“As pessoas sempre veem os indígenas como atrasados, mas não somos, nós temos uma cultura diferente. A literatura nativa faz com que a sociedade entenda melhor os índios”. O escritor guarani Olívio Jekupé se refere a livros sobre a cultura dos povos indígenas escritos por eles mesmos. São histórias que costumam ser transmitidas apenas oralmente entre seus membros.
A literatura nativa coloca o leitor em contato direto com a cultura e a visão indígena. Olívio escreve desde 1984, quando quase não havia autores nativos, e era difícil ter espaço para publicações. “As editoras gostavam de publicar livros de antropólogos, a gente não tinha muito acesso”, afirma.

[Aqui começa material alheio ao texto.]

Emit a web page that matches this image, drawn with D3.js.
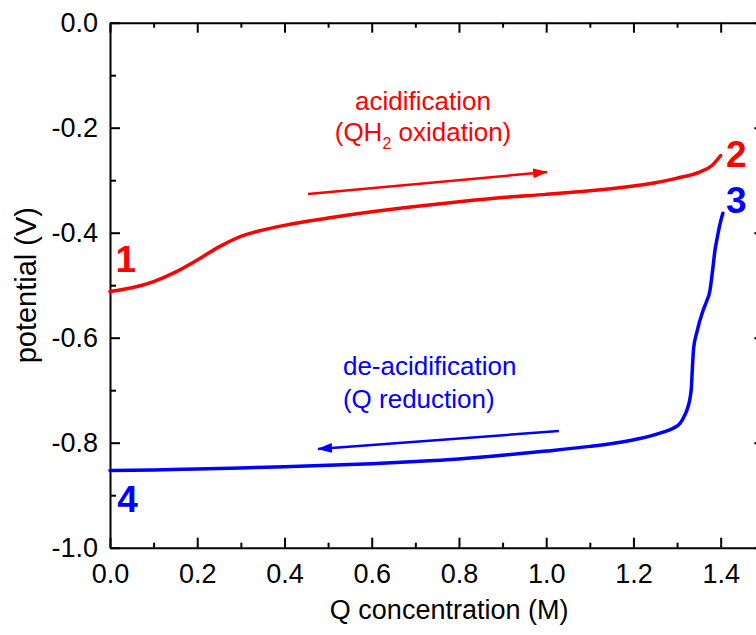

Diretora de projetos especiais da Panda Books, Tatiana Fulas explica que o cenário começou a mudar a partir da promulgação da lei nº 11.645, de 2008, que tornou obrigatório o ensino da cultura indígena e afro-brasileira na educação básica. “O que a lei ajudou a fomentar foi o protagonismo dos autores indígenas, dando-lhes a possibilidade de serem os narradores de suas próprias histórias”, complementa.
Em 2014, o jovem Werá Jeguaka Mirim, filho de Olívio, publicou pela Panda Books a primeira autobiografia de uma criança indígena, o livro Kunumi Guarani. O pai ajudou na tradução do texto, escrito originalmente em guarani — Werá ainda não dominava a língua portuguesa. “A ideia da obra era mostrar o cotidiano de uma criança indígena que morava próximo a uma região urbana, rompendo com a clássica representação dos índios isolados”, explica Tatiana. Eles vivem na aldeia Krukutu, na região de Parelheiros, Zona Sul de São Paulo.
Além de escritor, Werá também é rapper, conhecido na cena musical como Kunumi MC: “Foi difícil quando comecei a cantar, porque tem muito preconceito na cidade. Falam que o índio não pode cantar rap ou escrever música. Tem que viver na floresta, isolado”. Seu pai também retrata episódios de preconceito. Formado em filosofia pela USP e ex-professor de educação básica, ele conta que às vezes os alunos pesquisavam o que era ensinado em sala de aula, pois não confiavam no seu conhecimento. Atualmente, Olívio Jekupé escreve e é palestrante, mas ainda passa por problemas. “Nas palestras, as pessoas tomam susto, mas quando começo a apresentação, elas ficam impressionadas e me tratam bem”, diz.
Werá se mostra feliz com o desenvolvimento de seu trabalho. Ele conta que várias escolas adotam livros seus, e pessoas não indígenas ouvem os raps. “Hoje, conseguem ver melhor como é a nossa realidade aqui na aldeia indígena”.